Kilted Scotsman completes 8,000-kilometre fundraising walk across Canada
Michael Yellowlees of Scotland and his husky Luna walk the road to Cape Spear in Newfoundland and Labrador on Sunday, December 5, 2021 as Yellowlees completes his cross Canada journey today at the most easterly point in North America. THE CANADIAN PRESS/Paul Daly
Michael MacDonald, The Canadian Press
Published Sunday, December 5, 2021 2:44PM EST
Last Updated Sunday, December 5, 2021 10:32PM EST
ST. JOHN'S, N.L. - A kilt-wearing Scotsman and his dog completed an 8,000-kilometre fundraising walk across Canada on Sunday by striding into an icy breeze atop Cape Spear on the eastern edge of Newfoundland.
Michael Yellowlees and his Alaskan husky, Luna, started their journey in Tofino, B.C., nine months ago.
“I'm feeling pretty pumped, but I can't believe that it's done,” he said as he neared the finish line along the coast, where it was a brisk -2 C. “It will take a couple of days to sink in.”
Yellowlees, who is from Dunkeld and Birnam in Scotland, undertook the epic trek to raise money for a conservation group that wants to plant trees in the Scottish Highlands in a bid to revitalize the Caledonian Forest.
The 32-year-old Highlander - who raised more than $60,000 for the Trees for Life charity - wore a kilt every day of the trip, including through snowstorms in the Rockies and the cold rain in Newfoundland.
“Once you're moving and as long as your core is warm with enough layers, you stay warm enough,” he said in an earlier interview. “We've stuck with it. It's been the kilt the whole way.”
Asked why he chose to walk across Canada, he said he wanted to draw attention to this country's vast forests, which stand in stark contrast to the largely treeless Highlands.
“It's quite a barren, sad-looking landscape,” he said during a break on Saturday afternoon. “It shouldn't look like that at all. It used to be forested from coast to coast.”
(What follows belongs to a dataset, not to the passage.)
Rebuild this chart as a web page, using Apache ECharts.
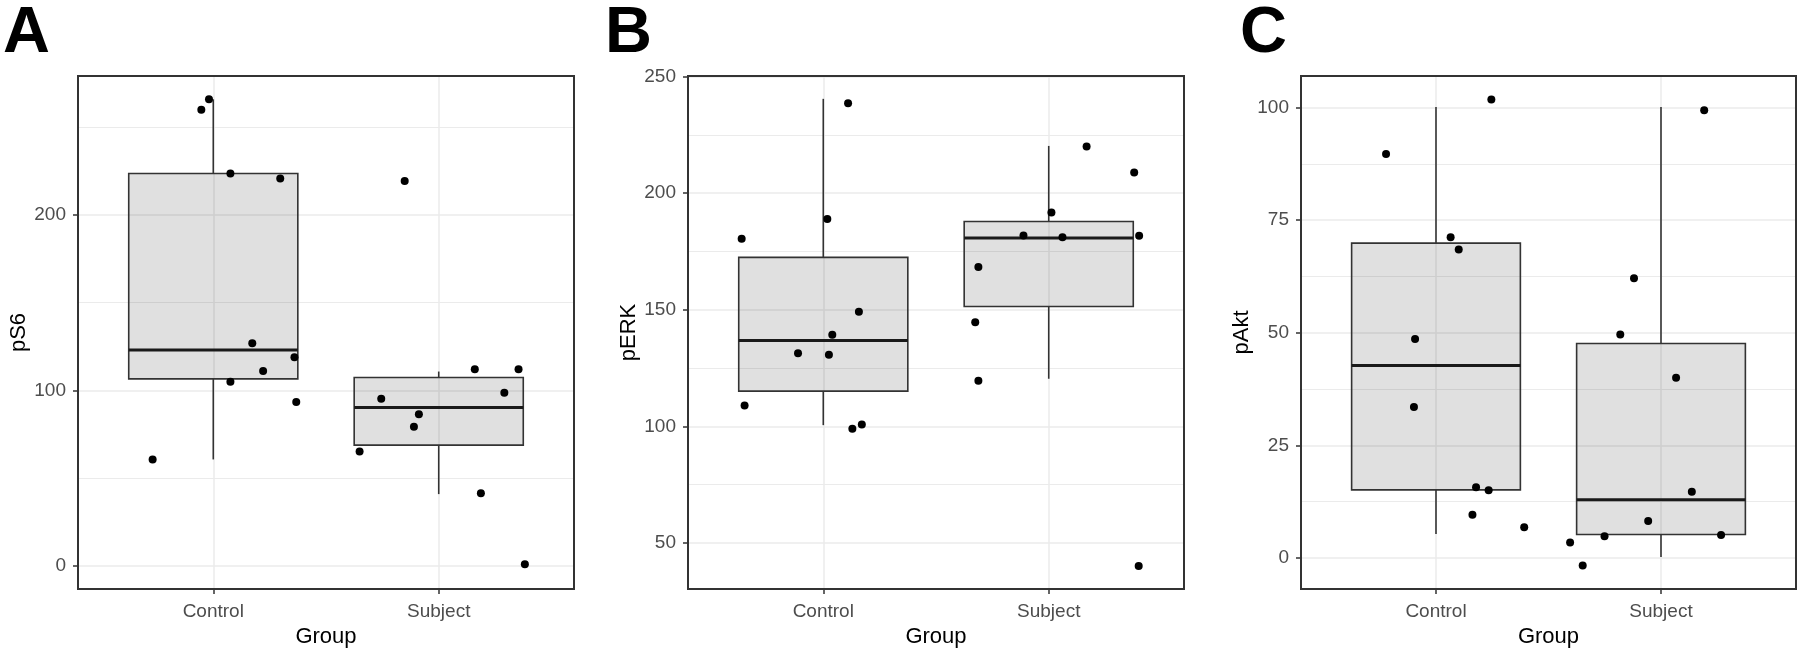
<!DOCTYPE html>
<html>
<head>
<meta charset="utf-8">
<script src="https://cdn.jsdelivr.net/npm/echarts@6/dist/echarts.min.js"></script>
<style>
html,body{margin:0;padding:0;background:#fff;}
#chart{width:1800px;height:653px;}
</style>
</head>
<body>
<div id="chart"></div>
<script>
// ---------- data ----------
const categories = ['Control', 'Subject'];
const panelLetters = ['A', 'B', 'C'];
const yTitles = ['pS6', 'pERK', 'pAkt'];
const xTitle = 'Group';

// box statistics: [lower whisker, Q1, median, Q3, upper whisker]
const pS6ControlBox = [60.5, 106.5, 123.0, 223.8, 266.2];
const pS6SubjectBox = [40.7, 68.7, 90.2, 107.3, 110.7];
const pERKControlBox = [100.5, 115.1, 136.8, 172.5, 240.5];
const pERKSubjectBox = [120.4, 151.4, 180.8, 187.9, 220.3];
const pAktControlBox = [5.3, 15.1, 42.7, 69.9, 100.1];
const pAktSubjectBox = [0.2, 5.2, 12.9, 47.6, 100.1];

// jittered points: values and horizontal jitter (offset from category centre)
const pS6ControlValues = [260.2, 266.2, 223.8, 221.0, 126.8, 118.8, 111.0, 104.8, 93.3, 60.5];
const pS6ControlJitter = [-0.053, -0.019, 0.076, 0.297, 0.173, 0.360, 0.221, 0.076, 0.368, -0.269];
const pS6SubjectValues = [219.5, 65.1, 95.2, 86.3, 79.1, 112.0, 112.0, 98.6, 41.2, 0.7];
const pS6SubjectJitter = [-0.151, -0.351, -0.255, -0.088, -0.110, 0.160, 0.354, 0.291, 0.187, 0.382];

const pERKControlValues = [238.6, 189.0, 180.5, 149.2, 139.3, 131.3, 130.7, 108.9, 99.0, 100.8];
const pERKControlJitter = [0.110, 0.018, -0.362, 0.158, 0.040, -0.112, 0.025, -0.349, 0.129, 0.171];
const pERKSubjectValues = [220.1, 208.9, 191.7, 181.9, 181.1, 181.8, 168.4, 144.7, 119.5, 40.1];
const pERKSubjectJitter = [0.168, 0.379, 0.012, -0.112, 0.061, 0.401, -0.312, -0.326, -0.312, 0.399];

const pAktControlValues = [89.7, 101.8, 71.2, 68.5, 48.6, 33.5, 15.7, 15.0, 9.6, 6.8];
const pAktControlJitter = [-0.222, 0.246, 0.065, 0.101, -0.093, -0.098, 0.178, 0.234, 0.162, 0.392];
const pAktSubjectValues = [62.1, 99.4, 3.4, -1.7, 4.8, 49.6, 40.0, 14.7, 8.2, 5.1];
const pAktSubjectJitter = [-0.120, 0.192, -0.404, -0.348, -0.251, -0.181, 0.067, 0.137, -0.057, 0.267];

// axis ranges and ticks
const pS6Range = [-13.5, 279.5];
const pERKRange = [30.2, 250.3];
const pAktRange = [-6.9, 107.0];
const pS6Ticks = [0, 100, 200];
const pS6MinorTicks = [50, 150, 250];
const pERKTicks = [50, 100, 150, 200, 250];
const pERKMinorTicks = [75, 125, 175, 225];
const pAktTicks = [0, 25, 50, 75, 100];
const pAktMinorTicks = [12.5, 37.5, 62.5, 87.5];
const xTickPositions = [1, 2];

// ---------- build ----------
const panels = [
  {boxes: [pS6ControlBox, pS6SubjectBox], vals: [pS6ControlValues, pS6SubjectValues], jit: [pS6ControlJitter, pS6SubjectJitter], range: pS6Range, ticks: pS6Ticks, minor: pS6MinorTicks},
  {boxes: [pERKControlBox, pERKSubjectBox], vals: [pERKControlValues, pERKSubjectValues], jit: [pERKControlJitter, pERKSubjectJitter], range: pERKRange, ticks: pERKTicks, minor: pERKMinorTicks},
  {boxes: [pAktControlBox, pAktSubjectBox], vals: [pAktControlValues, pAktSubjectValues], jit: [pAktControlJitter, pAktSubjectJitter], range: pAktRange, ticks: pAktTicks, minor: pAktMinorTicks}
];

const gridLayout = [
  {left: 78, top: 76, width: 496, height: 516},
  {left: 688, top: 76, width: 496, height: 516},
  {left: 1301, top: 76, width: 495, height: 516}
];
const letterPos = [3, 605, 1240];

const FONT = '"Liberation Sans", Arial, Helvetica, sans-serif';
const DARK = '#333333';
const GRIDC = '#ebebeb';

function renderBox(params, api) {
  const x = api.value(0);
  const lo = api.coord([x, api.value(1)]);
  const q1 = api.coord([x, api.value(2)]);
  const med = api.coord([x, api.value(3)]);
  const q3 = api.coord([x, api.value(4)]);
  const hi = api.coord([x, api.value(5)]);
  const half = api.size([0.75, 0])[0] / 2;
  const cx = lo[0];
  const lineStyle = {stroke: DARK, lineWidth: 1.6};
  return {
    type: 'group',
    children: [
      {type: 'line', shape: {x1: cx, y1: hi[1], x2: cx, y2: q3[1]}, style: lineStyle},
      {type: 'line', shape: {x1: cx, y1: q1[1], x2: cx, y2: lo[1]}, style: lineStyle},
      {type: 'rect', shape: {x: cx - half, y: q3[1], width: half * 2, height: q1[1] - q3[1]},
        style: {fill: 'rgba(0,0,0,0.12)', stroke: DARK, lineWidth: 1.6}},
      {type: 'line', shape: {x1: cx - half, y1: med[1], x2: cx + half, y2: med[1]},
        style: {stroke: '#1a1a1a', lineWidth: 3}}
    ]
  };
}

const grid = [], xAxis = [], yAxis = [], series = [], title = [];
panels.forEach((p, i) => {
  grid.push(Object.assign({show: true, z: 10, borderColor: DARK, borderWidth: 2, backgroundColor: 'transparent'}, gridLayout[i]));
  title.push({text: panelLetters[i], left: letterPos[i], top: 2, padding: 0,
    textStyle: {fontFamily: FONT, fontWeight: 'bold', fontSize: 65, color: '#000'}});
  xAxis.push({
    type: 'value', gridIndex: i, min: 0.4, max: 2.6, position: 'bottom',
    name: xTitle, nameLocation: 'middle', nameGap: 37,
    nameTextStyle: {fontFamily: FONT, fontSize: 22, color: '#000'},
    axisLine: {show: false, onZero: false},
    axisTick: {show: true, length: 5, customValues: xTickPositions, lineStyle: {color: DARK, width: 1.5}},
    axisLabel: {show: true, margin: 13, customValues: xTickPositions,
      formatter: v => categories[Math.round(v) - 1] || '',
      fontFamily: FONT, fontSize: 19, color: '#4d4d4d'},
    splitLine: {show: true, lineStyle: {color: GRIDC, width: 1.5}}
  });
  yAxis.push({
    type: 'value', gridIndex: i, min: p.range[0], max: p.range[1], position: 'left',
    name: yTitles[i], nameLocation: 'middle', nameGap: 41,
    nameTextStyle: {fontFamily: FONT, fontSize: 22, color: '#000'},
    axisLine: {show: false, onZero: false},
    axisTick: {show: true, length: 5, customValues: p.ticks, lineStyle: {color: DARK, width: 1.5}},
    axisLabel: {show: true, margin: 12, customValues: p.ticks,
      fontFamily: FONT, fontSize: 19, color: '#4d4d4d'},
    splitLine: {show: true, lineStyle: {color: GRIDC, width: 1.5}}
  });
  yAxis.push({
    type: 'value', gridIndex: i, min: p.range[0], max: p.range[1], position: 'left',
    axisLine: {show: false, onZero: false},
    axisTick: {show: false, customValues: p.minor},
    axisLabel: {show: false, customValues: p.minor},
    splitLine: {show: true, lineStyle: {color: GRIDC, width: 1}}
  });
  const boxData = p.boxes.map((b, k) => [k + 1].concat(b));
  series.push({
    type: 'custom', xAxisIndex: i, yAxisIndex: 2 * i, z: 2,
    renderItem: renderBox,
    encode: {x: 0, y: [1, 2, 3, 4, 5]},
    data: boxData, silent: true
  });
  const pts = [];
  p.vals.forEach((arr, k) => arr.forEach((v, j) => pts.push([k + 1 + p.jit[k][j], v])));
  series.push({
    type: 'scatter', xAxisIndex: i, yAxisIndex: 2 * i, z: 3,
    symbolSize: 8, itemStyle: {color: '#000', opacity: 1},
    data: pts, silent: true
  });
});

const chart = echarts.init(document.getElementById('chart'), null, {renderer: 'canvas'});
chart.setOption({
  animation: false,
  backgroundColor: '#fff',
  title, grid, xAxis, yAxis, series
});
</script>
</body>
</html>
The pine forests were cleared long ago for shipbuilding and to fuel the growth of the British Empire, he said. As well, thousands of Highland Scots emigrated to Canada during the Highland Clearances from 1780 to 1860, when farmers were evicted to make way for sheep.
Some of the descendants of those immigrants still reside in Cape Breton, where Yellowlees was quick to notice the many Gaelic place names.
“The further east I got, the more at home I was feeling,” he said. “People were stopping their cars and I would get in, and they would speak Gaelic to me . . . . There's a shared heritage.”
As for his companion Luna, Yellowlees said the former sled dog took the trip in stride.
“They're bred for distance. The mileage we covered every day is minimal for a dog like Luna. She's been amazing.”
Having worn out four pairs of boots, Yellowlees said he was physically exhausted. He was planning on spending the next two weeks relaxing in St. John's.
Looking back, Yellowlees said he will always remember the kindness shown by so many strangers.
“People have been absolutely amazing across Canada by coming out and showing their support and bringing food to the roadside,” he said. “The hospitality and friendship I've been shown has been breathtaking.”